Zum Schutz der Umwelt hat Franziskus Texte mit stark aufforderndem Charakter veröffentlicht, um die Politik zum Handeln zu bewegen.
„Zum Schutz der Ökosysteme und des Klimas hat Franziskus Texte mit stark aufforderndem Charakter veröffentlicht, um die Politik zum Handeln zu bewegen“, würdigt der Freiburger Theologe Magnus Striet das Umweltengagement des Papstes: „Um die notwendigen Maßnahmen politisch zu organisieren, bedarf es starker Akteure. Und in diesem Punkt war Franziskus eine vernehmbare Stimme.“
Franziskus widmete sich mit Nachdruck dem Umbau der römischen Kurie und erließ mehr Gesetze als die meisten Päpste zuvor. Schlussstein war die neue Kurienverfassung, die 2022 in Kraft trat. Unter anderem sollen künftig auch männliche wie weibliche Laien zu Behördenleitern ernannt werden können.

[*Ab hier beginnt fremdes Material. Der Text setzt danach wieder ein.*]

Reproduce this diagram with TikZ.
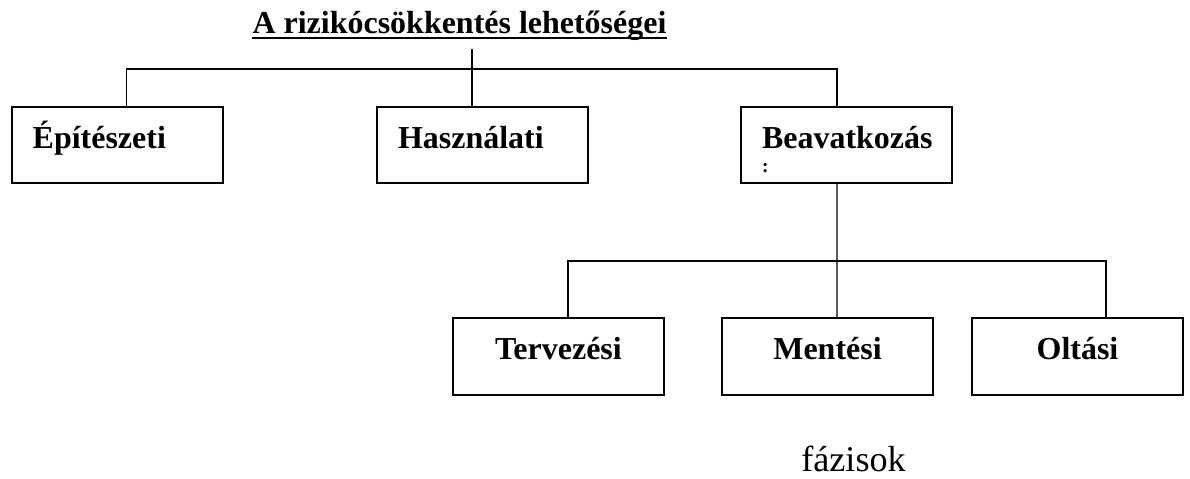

2021 initiierte Papst Franziskus den „Synodalen Prozess“ als Reformprojekt einer neuen globalen Kirchenverfassung, die den Laien auf allen Ebenen der Weltkirche mehr Mitbestimmungsrechte geben sollte. Hierfür berief er eine Weltsynode ein – die erste in der Kirchengeschichte, an der auch Frauen stimmberechtigt teilnahmen. Mit der Missionsschwester Simona Brambilla wird Anfang 2025 erstmals eine Frau zur Leiterin einer vatikanischen Kurienbehörde (Ordensbehörde) ernannt. Kurz darauf folgt Schwester Raffaella Petrini als Regierungschefin für den Vatikanstaat.
Die katholische Theologin Johanna Rahner sieht Papst Franziskus kirchenhistorisch in einer bedeutenden Rolle: „Er ist mit Sicherheit ein Papst gewesen, von dem man sagen kann: Die Kirche ist nach seiner Amtszeit dauerhaft anders als sie vorher gewesen ist.“ Franziskus habe neue Methoden der Entscheidungsfindung und des Austausches angestoßen und etabliert. „Dahinter wird auch sein Nachfolger nicht mehr zurückgehen können“, sagt die Professorin für Dogmatik, Dogmengeschichte und Ökumenische Theologie an der Universität Tübingen. „Man kann jetzt wieder offen diskutieren in der katholischen Kirche – anders als beim Hardcore-Katholizismus der beiden Vorgänger-Pontifikate von Johannes Paul II. und Benedikt XVI.“, betont Johanna Rahner.